Almost 300 people packed the Hilton PCYC on Wednesday night to tell the local government advisory board Mr Lang was “full of shit” and Fremantle was a “scungy hole”.
And at the end of the night, just six people put their hand up in favour of moving to Fremantle.
The Greater Fremantle proposal was accepted by the LGAB earlier this year when Mr Lang collected 250 signatures from residents keen to claim Fremantle as their postcode.
Fremantle council kept clear of the push, but Cockburn was swift to pledge $50,000 to a turf-war, its hackles apparently still up about the 2015 council merger (which would have seen Cockburn carved up between Fremantle/Kwinana).
As Mr Lang approached the mic he was booed and jeered, until the LGAB vice-chair Mary Adam stepped in calling for order.
His speech failed to win any support as he opened with the Fremantle’s cafe scene and beaches: “Together, united, we’re going to make Fremantle a better city”, Mr Lang said to incredulous guffaws.
He finally got a cheer from the crowd, when he said: “I’ll close now”.
What followed was an onslaught of criticism of Fremantle and its council and praise for Cockburn.
Opposition to the push was vehement, while others said identifying with Fremantle’s shopping and cafe strip wasn’t enough to justify a border change.
As well as bad-mouthing Fremantle one Cockburn resident said Cockburn Mayor Logan Howlett was the “best bloke around”.

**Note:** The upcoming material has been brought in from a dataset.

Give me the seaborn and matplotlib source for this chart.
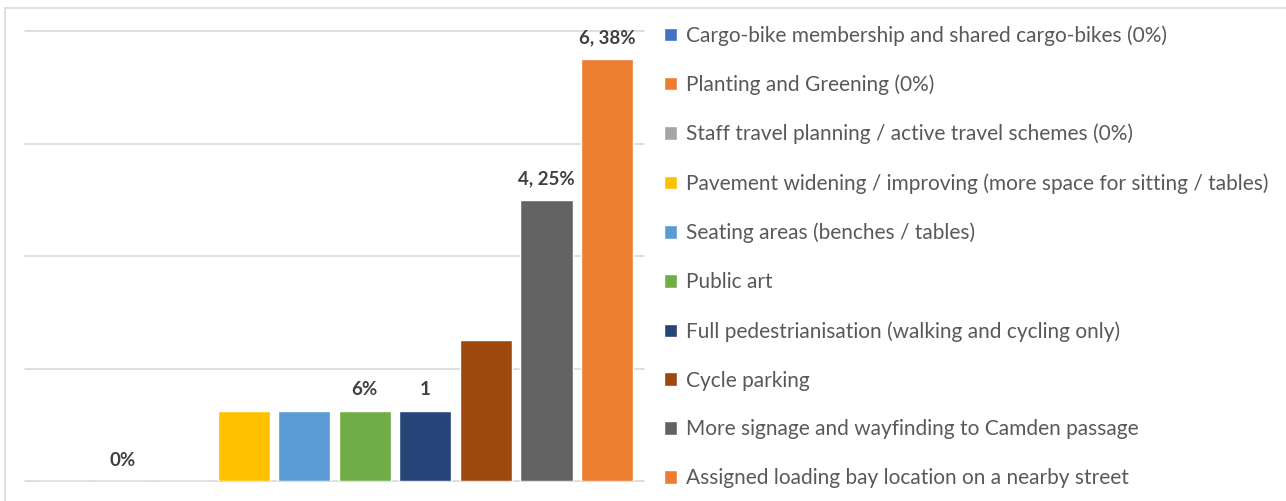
import matplotlib
matplotlib.use("Agg")
import matplotlib.pyplot as plt
import seaborn as sns
import pandas as pd
from matplotlib.patches import Rectangle

categories = [
    "Cargo-bike membership and shared cargo-bikes (0%)",
    "Planting and Greening (0%)",
    "Staff travel planning / active travel schemes (0%)",
    "Pavement widening / improving (more space for sitting / tables)",
    "Seating areas (benches / tables)",
    "Public art",
    "Full pedestrianisation (walking and cycling only)",
    "Cycle parking",
    "More signage and wayfinding to Camden passage",
    "Assigned loading bay location on a nearby street",
]
counts = [0, 0, 0, 1, 1, 1, 1, 2, 4, 6]
total_responses = 16
bar_labels = ["", "0%", "", "", "", "6%", "1", "", "4, 25%", "6, 38%"]
colors = ["#4472C4", "#ED7D31", "#A5A5A5", "#FFC000", "#5B9BD5",
          "#70AD47", "#264478", "#9E480E", "#636363", "#ED7D31"]

df = pd.DataFrame({"category": categories,
                   "pct": [c / total_responses * 100 for c in counts]})

sns.set_theme(style="white")
plt.rcParams['font.family'] = ['Lato', 'DejaVu Sans']

W, H = 1286, 501
fig = plt.figure(figsize=(W / 100, H / 100), dpi=100)
ax = fig.add_axes([25 / W, 20 / H, 619 / W, 450 / H])

sns.barplot(data=df, x="category", y="pct", hue="category", palette=colors,
            width=0.86, dodge=False, saturation=1, ax=ax, legend=True)

ax.set_ylim(0, 40)
ax.set_xlim(-0.61, 9.61)
ax.set_yticks([0, 10, 20, 30, 40])
ax.set_yticklabels([])
ax.set_xticks([])
ax.set_xlabel("")
ax.set_ylabel("")
ax.tick_params(length=0)
for s in ax.spines.values():
    s.set_visible(False)
ax.yaxis.grid(True, color="#D9D9D9", lw=1.2)
ax.set_axisbelow(True)
for ln in ax.get_ygridlines():
    ln.set_clip_on(False)

for cont, lab in zip(ax.containers, bar_labels):
    ax.bar_label(cont, labels=[lab], padding=9, fontsize=13.5, fontweight="bold",
                 color="#404040")

sns.move_legend(ax, "upper left", bbox_to_anchor=(664 / W, 1 - 25 / H),
                bbox_transform=fig.transFigure, frameon=False, title=None,
                fontsize=15, labelspacing=1.385, handlelength=0.62,
                handleheight=0.62, handletextpad=0.45, labelcolor="#595959",
                borderpad=0, borderaxespad=0)

fig.patches.append(Rectangle((5 / W, -0.1), 1.2, 1.1 - 8 / H,
                             transform=fig.transFigure, fill=False,
                             edgecolor="#D9D9D9", lw=1.2))

fig.savefig("out.png", dpi=100)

Businesses moving out of Fremantle, anti-social behaviour in the streets, and a “council which bickers about heritage” were some of the reasons given for staying with Cockburn.
Fremantle deputy mayor Dave Coggin and councillor Dave Hume were in the crowd but unable to speak in defence of their city because Fremantle had not officially endorsed the boundary shift.
The nail in the coffin for Cr Hume might have been an older ratepayer relishing the opportunity to point out the Dockers would soon be the “Cockburn Dockers”.
Cr Hume left shortly afterwards, shaking his head.
Cockburn council made it clear the meeting was organised by the LGAB, but the City provided a bus for retirement village residents to attend, and advertised the event on its website saying: “Make your submission on why you do not support a boundary change.”
Submissions to the LGAB can be made up to October 13, after which a recommendation will go to the WA local government minister.